:: Supplied records ::

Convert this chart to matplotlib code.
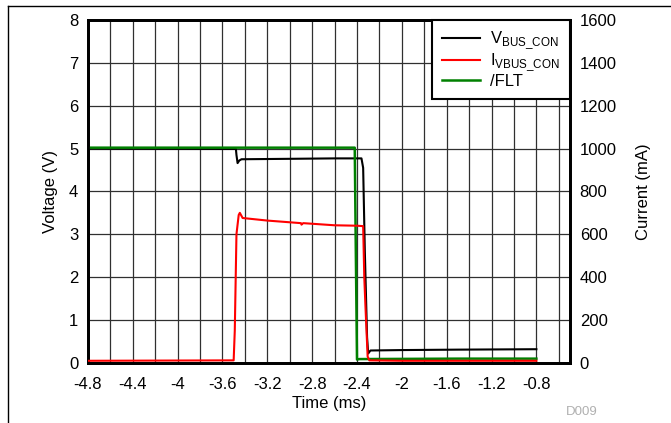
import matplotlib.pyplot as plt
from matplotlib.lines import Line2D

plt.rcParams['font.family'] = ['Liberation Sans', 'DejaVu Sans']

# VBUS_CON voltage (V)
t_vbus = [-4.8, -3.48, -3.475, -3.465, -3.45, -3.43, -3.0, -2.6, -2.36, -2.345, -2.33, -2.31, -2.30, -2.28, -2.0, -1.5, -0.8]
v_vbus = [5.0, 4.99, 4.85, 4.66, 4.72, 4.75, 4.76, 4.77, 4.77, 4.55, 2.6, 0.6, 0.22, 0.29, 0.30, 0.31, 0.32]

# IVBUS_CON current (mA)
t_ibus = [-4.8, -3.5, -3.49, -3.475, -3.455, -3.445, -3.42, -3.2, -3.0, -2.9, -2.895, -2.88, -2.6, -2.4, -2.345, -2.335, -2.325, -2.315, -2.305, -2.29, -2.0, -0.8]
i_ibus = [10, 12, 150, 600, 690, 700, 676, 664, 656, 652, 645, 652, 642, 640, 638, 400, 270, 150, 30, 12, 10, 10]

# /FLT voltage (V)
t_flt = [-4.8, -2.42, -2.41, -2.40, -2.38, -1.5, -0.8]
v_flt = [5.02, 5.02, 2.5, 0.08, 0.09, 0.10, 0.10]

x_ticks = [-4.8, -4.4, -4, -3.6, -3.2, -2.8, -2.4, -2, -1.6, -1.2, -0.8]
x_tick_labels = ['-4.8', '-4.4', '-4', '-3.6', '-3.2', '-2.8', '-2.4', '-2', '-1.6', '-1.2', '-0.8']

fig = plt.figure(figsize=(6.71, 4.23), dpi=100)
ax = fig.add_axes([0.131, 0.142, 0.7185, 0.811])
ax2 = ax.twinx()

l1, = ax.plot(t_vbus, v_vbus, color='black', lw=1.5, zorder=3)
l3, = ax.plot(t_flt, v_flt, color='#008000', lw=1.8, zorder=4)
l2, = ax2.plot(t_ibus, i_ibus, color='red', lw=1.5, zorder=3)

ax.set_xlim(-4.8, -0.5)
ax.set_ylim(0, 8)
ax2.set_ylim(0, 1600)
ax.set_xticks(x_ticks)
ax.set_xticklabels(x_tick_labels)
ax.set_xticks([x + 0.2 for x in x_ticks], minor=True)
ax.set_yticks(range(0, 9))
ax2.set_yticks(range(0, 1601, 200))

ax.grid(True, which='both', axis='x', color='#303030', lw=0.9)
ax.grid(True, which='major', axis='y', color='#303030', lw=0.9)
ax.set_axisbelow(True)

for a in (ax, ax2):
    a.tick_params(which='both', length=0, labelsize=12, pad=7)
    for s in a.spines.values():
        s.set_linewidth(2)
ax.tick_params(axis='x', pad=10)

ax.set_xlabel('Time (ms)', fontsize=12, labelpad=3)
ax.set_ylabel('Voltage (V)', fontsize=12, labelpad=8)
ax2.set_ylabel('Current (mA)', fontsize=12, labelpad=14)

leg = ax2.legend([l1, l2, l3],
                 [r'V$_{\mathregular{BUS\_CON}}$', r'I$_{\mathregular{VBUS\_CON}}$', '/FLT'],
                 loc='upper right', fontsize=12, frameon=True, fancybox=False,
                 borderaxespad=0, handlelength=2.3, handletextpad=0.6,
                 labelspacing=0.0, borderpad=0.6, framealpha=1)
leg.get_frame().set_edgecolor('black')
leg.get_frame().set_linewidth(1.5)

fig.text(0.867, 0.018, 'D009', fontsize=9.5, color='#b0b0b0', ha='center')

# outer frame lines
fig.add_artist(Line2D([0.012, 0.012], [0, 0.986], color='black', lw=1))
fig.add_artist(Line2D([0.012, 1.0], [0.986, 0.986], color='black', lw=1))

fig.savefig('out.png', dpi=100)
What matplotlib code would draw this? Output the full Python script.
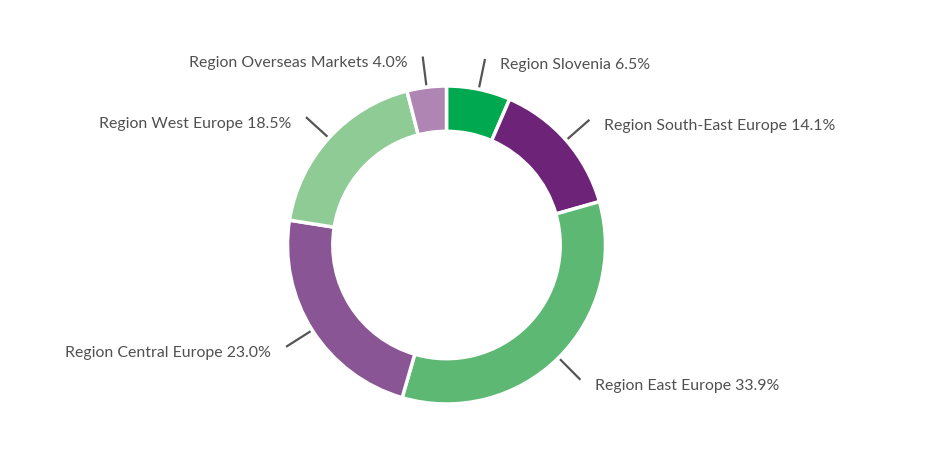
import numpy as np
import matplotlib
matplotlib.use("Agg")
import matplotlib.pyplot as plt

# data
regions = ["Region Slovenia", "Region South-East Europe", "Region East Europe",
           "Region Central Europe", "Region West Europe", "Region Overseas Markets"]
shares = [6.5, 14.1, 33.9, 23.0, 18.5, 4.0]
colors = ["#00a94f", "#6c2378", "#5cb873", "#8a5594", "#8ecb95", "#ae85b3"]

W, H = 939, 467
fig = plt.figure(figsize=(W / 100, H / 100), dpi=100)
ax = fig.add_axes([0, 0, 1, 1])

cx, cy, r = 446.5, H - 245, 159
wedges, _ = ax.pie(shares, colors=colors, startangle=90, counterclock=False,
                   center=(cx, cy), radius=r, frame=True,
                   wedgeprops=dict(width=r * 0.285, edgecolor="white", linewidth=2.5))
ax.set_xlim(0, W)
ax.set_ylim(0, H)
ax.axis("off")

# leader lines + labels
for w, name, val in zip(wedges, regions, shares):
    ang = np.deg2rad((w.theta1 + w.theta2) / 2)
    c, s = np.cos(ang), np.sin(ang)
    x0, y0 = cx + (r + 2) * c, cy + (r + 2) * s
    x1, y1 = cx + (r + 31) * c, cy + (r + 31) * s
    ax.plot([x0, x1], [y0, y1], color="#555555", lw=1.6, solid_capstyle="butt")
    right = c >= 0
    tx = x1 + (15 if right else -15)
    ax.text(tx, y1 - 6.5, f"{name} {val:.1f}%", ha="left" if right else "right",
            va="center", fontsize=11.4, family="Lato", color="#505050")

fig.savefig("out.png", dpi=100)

:::

> _Exercise description_: How many lines in the records above contain the word "this"? Reply with the number alone.

> _Output_: 2